Bay Area artist Christopher Taggart presents a wide variety of work, all meticulously planned and crafted. For one group of work, Taggart cuts up decks of playing cards into very small pieces, each deck of a particular subject — 360-degree views from the Empire State Building, aerial photos of California state prisons, images of a fellow artist Sean McFarland holding up his own artwork. He reassembles them in a predetermined pattern that he lays out by hand, piece by piece [save for the work featuring the prisons, “Colony (Scales of Justice),” for which Taggart set up a computer program that arranged the pieces]. The resulting works, some of which are quite large (for instance, “People Looking at People,” which features the Empire State Building views and measures 112 x 135 inches), readily reference quilt-making and mosaic. The pieces create mesmerizing eye movement to the point of becoming meditative. 

 

The show also includes a pair of sculptures (one with moving parts), a video, and a trio of etched works. The standout video, titled “100 Years Later,” is an homage to Duchamp. It features 500 16-second loops of a person descending a staircase (actually, it is the gallery’s staircase); these have been interspliced together and fragmented, lending it an appearance that references the aforementioned reassembled cards and pictures.
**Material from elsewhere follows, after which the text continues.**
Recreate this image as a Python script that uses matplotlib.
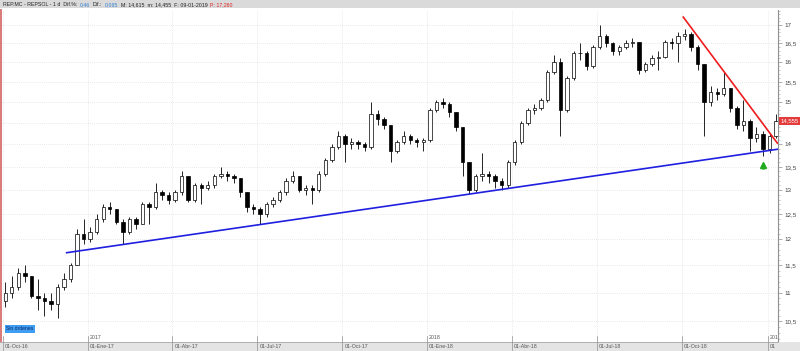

Each of the people descend at the exact same rate, so that even though the images are chopped up, the movement is consistent, again lending a meditative quality to the work; it’s not unlike watching a waterfall or stream. 

 

The common thread throughout the show is the precise, mathematical planning behind each piece (Taggart has a degree in physics). So while the appearance may seem chaotic, there is an underlying structure that is palpable. So then, instead of inspiring a frenetic or anxious feeling, one is left feeling peaceful (and a bit in awe for the obvious planning and labor invested). It speaks to our innate identification of order, structure in what at first appears to be a decidedly disorderly situation.